# Vinyl Blackgrounds - Store Recommendation



## Harry Muscle (Mar 21, 2007)

I'm setting up a 20G tank and wanted a background that would stick to the glass perfectly and not come off easily, so I went with a vinyl background. It's basically the stuff window store signs are made off. It's quite easy to apply (if you know how) and lasts a long time and looks great. I also found a really nice store to deal with to get this stuff. They were so nice I wanted to write a quick blurb here in case anyone else is looking for something similar. The store is located around Richmond and Spadina, here's their website: http://www.samandesign.com/contact.html

I ended up accidentally ripping one of the pieces he cut me and I went back in today and he cut me another one for free, no charge for the cutting or material. Really nice guy to deal with.

Hope this helps someone else looking for vinyl backgrounds.

Harry


----------



## ameekplec. (May 1, 2008)

Thanks Harry! I was going to look for a place to do this for me, but I guess I won't have to. And it's a bonus that it's pretty close to me too


----------



## GuppiesAndBetta (Jul 27, 2009)

Hey Harry, do you have a picture? I am interested. It seems like a good business that values their customers.


----------



## vaporize (Apr 10, 2006)

That's actually a very good use and much more long lasting than those aquarium backgrounds (if you are only looking for single color). I would buy a whole roll too if you have alot of tanks like a fish room. 

Just wondering how much he charges you per feet?


----------



## Harry Muscle (Mar 21, 2007)

GuppiesAndBetta said:


> Hey Harry, do you have a picture? I am interested. It seems like a good business that values their customers.

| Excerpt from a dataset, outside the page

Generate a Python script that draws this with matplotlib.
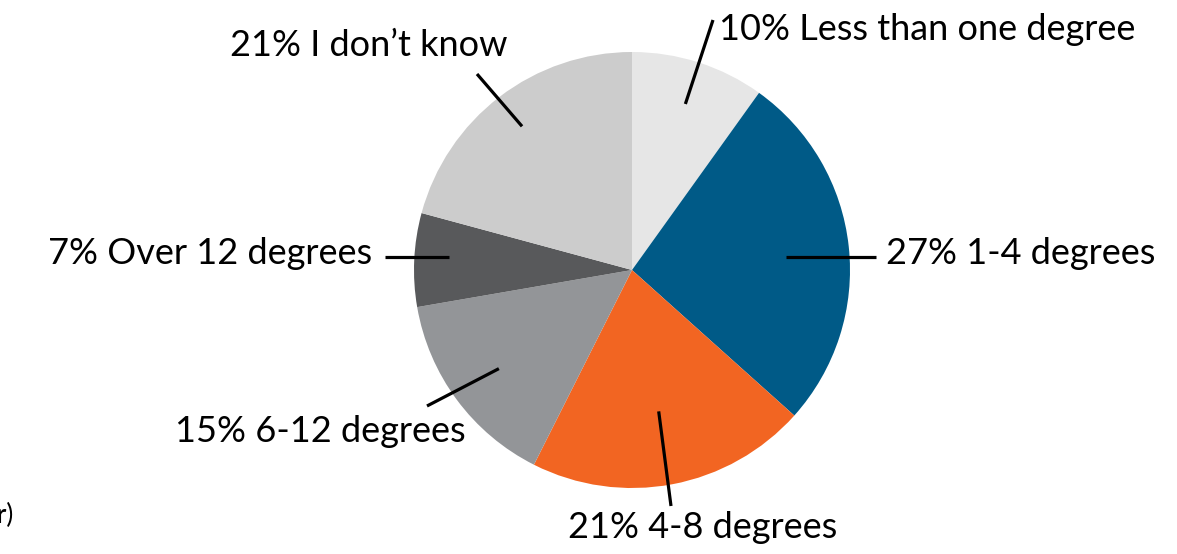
import numpy as np
import matplotlib
matplotlib.use("Agg")
import matplotlib.pyplot as plt

plt.rcParams['font.family'] = ['Lato', 'DejaVu Sans']

# Survey shares, clockwise from 12 o'clock
categories = ["Less than one degree", "1-4 degrees", "4-8 degrees",
              "6-12 degrees", "Over 12 degrees", "I don\u2019t know"]
shares = [10, 27, 21, 15, 7, 21]
colors = ["#e6e6e6", "#005a87", "#f26522", "#939598", "#58595b", "#cccccc"]

W, H = 1177, 554
fig = plt.figure(figsize=(W / 100, H / 100), dpi=100)
ax = fig.add_axes([0, 0, 1, 1])

cx, cy, R = 632, 284, 218
wedges, _ = ax.pie(shares, colors=colors, startangle=90, counterclock=False,
                   center=(cx, cy), radius=R, frame=True,
                   wedgeprops=dict(linewidth=0))
ax.set_xlim(0, W)
ax.set_ylim(0, H)
ax.set_aspect('equal')
ax.axis('off')

# label layout: (inner radius fraction, line end, text anchor, ha)
layout = [
    (0.80, (713, 534), (719, 524), 'left'),
    (0.71, (876, 297), (886, 300), 'left'),
    (0.66, (671, 48), (703, 26), 'center'),
    (0.76, (427, 148), (466, 122), 'right'),
    (0.84, (385, 297), (372, 300), 'right'),
    (0.83, (477, 480), (369, 509), 'center'),
]

for w, pct, name, (rf, end, txt, ha) in zip(wedges, shares, categories, layout):
    mid = np.deg2rad((w.theta1 + w.theta2) / 2)
    sx = cx + rf * R * np.cos(mid)
    sy = cy + rf * R * np.sin(mid)
    if abs(end[1] - sy) < 20 and abs(np.sin(mid)) < 0.2:
        sy = end[1]
    ax.plot([sx, end[0]], [sy, end[1]], color='black', lw=2.3,
            solid_capstyle='butt')
    ax.text(txt[0], txt[1], f"{pct}% {name}", ha=ha, va='center',
            fontsize=26, color='black')

ax.text(14, 39, "year)", ha='right', va='center', fontsize=19, color='black')

fig.savefig("out.png", dpi=100)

Not much to show in pictures. It's a black background on a 20G tank 

Harry


----------



## Harry Muscle (Mar 21, 2007)

vaporize said:


> That's actually a very good use and much more long lasting than those aquarium backgrounds (if you are only looking for single color). I would buy a whole roll too if you have alot of tanks like a fish room.
> 
> Just wondering how much he charges you per feet?

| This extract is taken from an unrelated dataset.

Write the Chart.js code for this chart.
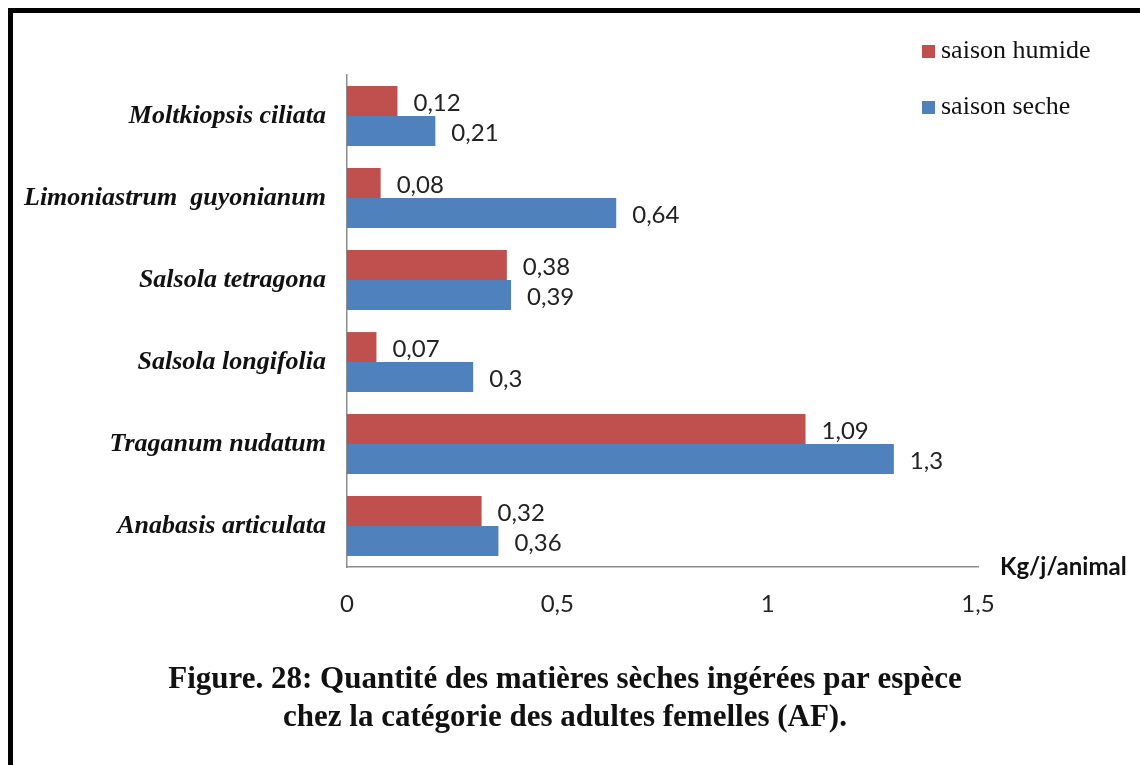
<!DOCTYPE html>
<html>
<head>
<meta charset="utf-8">
<script src="https://cdn.jsdelivr.net/npm/chart.js@4.4.1/dist/chart.umd.min.js"></script>
<style>
  html, body { margin: 0; padding: 0; background: #fff; overflow: hidden; }
  #frame {
    position: absolute; left: 8px; top: 8px; width: 1200px; height: 900px;
    border: 5px solid #000; box-sizing: border-box;
  }
  #wrap { position: absolute; left: 0; top: 0; width: 1140px; height: 765px; }
</style>
</head>
<body>
<div id="frame"></div>
<div id="wrap"><canvas id="chart" width="1140" height="765"></canvas></div>
<script>
// categories, top to bottom as shown
const species = [
  'Moltkiopsis ciliata',
  'Limoniastrum  guyonianum',
  'Salsola tetragona',
  'Salsola longifolia',
  'Traganum nudatum',
  'Anabasis articulata'
];
const saisonHumide = [0.12, 0.08, 0.38, 0.07, 1.09, 0.32];
const saisonSeche = [0.21, 0.64, 0.39, 0.3, 1.3, 0.36];
const xTicks = [0, 0.5, 1, 1.5];
const seriesNames = ['saison humide', 'saison seche'];
const unitLabel = 'Kg/j/animal';
const titleLines = [
  'Figure. 28: Quantité des matières sèches ingérées par espèce',
  'chez la catégorie des adultes femelles (AF).'
];

const RED = '#C0504D';
const BLUE = '#4F81BD';
const fmt = v => String(v).replace('.', ',');

// value labels at the end of each bar
const valueLabels = {
  id: 'valueLabels',
  afterDatasetsDraw(chart) {
    const ctx = chart.ctx;
    ctx.save();
    ctx.font = '24px Lato, "Open Sans", sans-serif';
    ctx.fillStyle = '#222';
    ctx.textBaseline = 'middle';
    ctx.textAlign = 'left';
    chart.data.datasets.forEach((ds, i) => {
      chart.getDatasetMeta(i).data.forEach((bar, j) => {
        ctx.fillText(fmt(ds.data[j]), bar.x + 16, bar.y + 2);
      });
    });
    ctx.restore();
  }
};

// legend in the top right corner + unit label at the axis end
const extras = {
  id: 'extras',
  afterDraw(chart) {
    const ctx = chart.ctx;
    ctx.save();
    ctx.textBaseline = 'middle';
    ctx.textAlign = 'left';
    ctx.font = '26px "Liberation Serif", "Times New Roman", serif';
    chart.data.datasets.forEach((ds, i) => {
      const y = 51 + i * 56;
      ctx.fillStyle = ds.backgroundColor;
      ctx.fillRect(922, y - 6, 13, 13);
      ctx.fillStyle = '#111';
      ctx.fillText(ds.label, 941, y);
    });
    ctx.font = 'bold 24px Lato, "Open Sans", sans-serif';
    ctx.fillStyle = '#111';
    ctx.fillText(unitLabel, 1000, chart.chartArea.bottom);
    ctx.restore();
  }
};

new Chart(document.getElementById('chart'), {
  type: 'bar',
  data: {
    labels: species,
    datasets: [
      { label: seriesNames[0], data: saisonHumide, backgroundColor: RED, borderWidth: 0 },
      { label: seriesNames[1], data: saisonSeche, backgroundColor: BLUE, borderWidth: 0 }
    ]
  },
  options: {
    indexAxis: 'y',
    responsive: false,
    animation: false,
    datasets: { bar: { categoryPercentage: 0.73, barPercentage: 1 } },
    layout: { padding: { left: 0, right: 10, top: 75, bottom: 0 } },
    plugins: {
      legend: { display: false },
      tooltip: { enabled: false },
      title: {
        display: true,
        position: 'bottom',
        text: titleLines,
        color: '#111',
        font: { family: '"Liberation Serif", "Times New Roman", serif', size: 31, weight: 'bold', lineHeight: '38px' },
        padding: { top: 34, bottom: 28 }
      }
    },
    scales: {
      x: {
        min: 0,
        max: 1.5,
        afterBuildTicks: s => { s.ticks = xTicks.map(v => ({ value: v })); },
        afterFit: s => { s.height = 60; },
        grid: { display: false, drawTicks: false },
        border: { display: true, color: '#8C8C8C', width: 1.5 },
        ticks: {
          padding: 23,
          color: '#222',
          font: { family: 'Lato, "Open Sans", sans-serif', size: 24 },
          callback: v => fmt(v)
        }
      },
      y: {
        afterFit: s => { s.width = 347; },
        grid: { display: false, drawTicks: false },
        border: { display: true, color: '#8C8C8C', width: 1.5 },
        ticks: {
          padding: 21,
          color: '#111',
          font: { family: '"Liberation Serif", "Times New Roman", serif', size: 26, weight: 'bold', style: 'italic' }
        }
      },
      // empty spacer on the right, keeps the plot narrow while the title spans the page
      spacer: {
        type: 'linear',
        position: 'right',
        ticks: { display: false },
        grid: { display: false, drawTicks: false },
        border: { display: false },
        afterFit: s => { s.width = 152; }
      }
    }
  },
  plugins: [valueLabels, extras]
});
</script>
</body>
</html>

That I wouldn't know. I asked him to cut exact dimensions for me. But to give you an idea, I had him cut one piece for the side of a 20G (it's a sideways placed tank) and three pieces to give me a sort of border around the top of the rimless tank, he charged me $15 for everything, material and cuts. Btw, the stuff I used was the Avery Black Matte Vinyl, it's rated for 4 years of outdoor sign usage and comes off with a blow drier.

Harry


----------



## Harry Muscle (Mar 21, 2007)

I decided to take a picture, it's attached. In total there's four pieces I got, one for the side (back in my case) of the tank, about 35x40cm, and three pieces to make up a fake rim around the top of the tank, 4cm high. Total cost was $15, but then I ripped one of the rim pieces and he re-cut it for me for free.

Hope this info help.

Harry


----------



## fishclubgirl (Mar 4, 2010)

For all you DIYers, you can get the 7 year version of the Avery Matte Black vinyl 24" high for around 3 dollars a yard at a sign supply wholesaler. There's many different colours and sizes available too. How do I know this?? I work at a sign supply wholesaler and take home the scraps. Also great place to get good prices on coroplast...


----------



## Harry Muscle (Mar 21, 2007)

fishclubgirl said:


> For all you DIYers, you can get the 7 year version of the Avery Matte Black vinyl 24" high for around 3 dollars a yard at a sign supply wholesaler. There's many different colours and sizes available too. How do I know this?? I work at a sign supply wholesaler and take home the scraps. Also great place to get good prices on coroplast...


The problem is finding one ... I see you're in Calgary, so I'm guessing you wouldn't be able to recommend one for us in Toronto.

Harry


----------



## fishclubgirl (Mar 4, 2010)

Try Proveer in North York and they have the matte black in stock....


----------



## fish_luva (Nov 24, 2009)

HERE is the link for them, for those looking:

http://www.proveer.com/

cheers!!!!


----------